Extractor hoods work as an important addition to everyone’s kitchen. They do not only remove grease, steam and odour allowing for a more pleasurable cooking experience, but also add an attractive element to the kitchen. The styles can vary greatly depending on whether you are looking for a discrete appliance, or a centre piece for your kitchen.
It can be useful to cook whilst using a cooker hood as most come with inbuilt lights, allowing for greater visibility. Also, you can often purchase matching accessories for the hoods, such as splashbacks, dish racks or shelf units.
An important feature to take on board is the extraction rate. The higher the rate the more efficient the cooker hood will be. This is measured in cubic metres per hour. The extraction rate needed is dependent on the size of the kitchen. So the larger the kitchen, the greater the extraction rate should be.
When installing an extractor hood it is vital to consider whether to recirculate the air using a filter or whether to duct out. Ducting out can sometimes be the preferred method as it enables all the excess air to be filtered away. In some properties however you are unable to duct out, so recirculation using a carbon or charcoal filter is an alternative. This is a perfect method if you are lacking space in your kitchen, however it can result in less air being recirculated, as filters can restrict some of the air flow. Further, the filters will need replacing. This is dependent on use, but approximately they will need to be replaced every six months.

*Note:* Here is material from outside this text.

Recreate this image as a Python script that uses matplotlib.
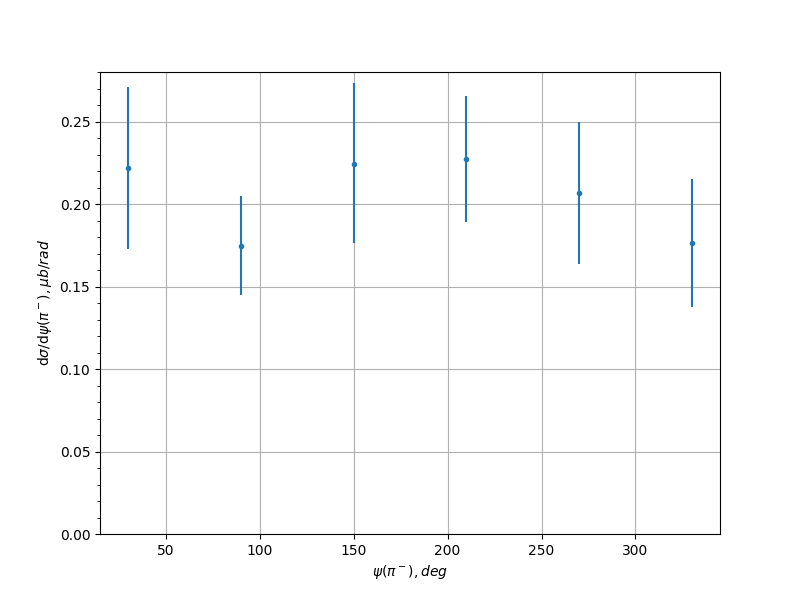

When deciding on cooker hoods it is essential to take into account the amount of noise they produce. This is measured in decibels. This noise level can vary depending on what type of ducting is used, and the setting the hood is on at the time.
There are many different types of hoods on the market, some of them are:
If you are interested in an eye catching appliance which will stand out in your kitchen then designer chimney hoods would be a perfect choice.
Alternatively, if you have a hood which is built into an island unit and you can view all around the hood then an island hood would be best suited to you, which are designed so they can be seen at an angle.
If you do not wish to have your hood on show then an integrated hood is a good option as it allows the hood to be hidden in your kitchen behind a door panel, which is pulled out during use.
Alternatively, you can opt for a canopy hood which is designed to fit under an overhead canopy kitchen unit.
Downdraft hoods can also be used. They rise from the worktop, and so are perfect to maximise space.
Alternatively, you can choose a telescopic hood which fit underneath a kitchen cabinet above a hob and can be pulled out when needed.
Due to the huge variety of extractor hoods available there is one to meet everyone’s needs, the difficult part is choosing just one!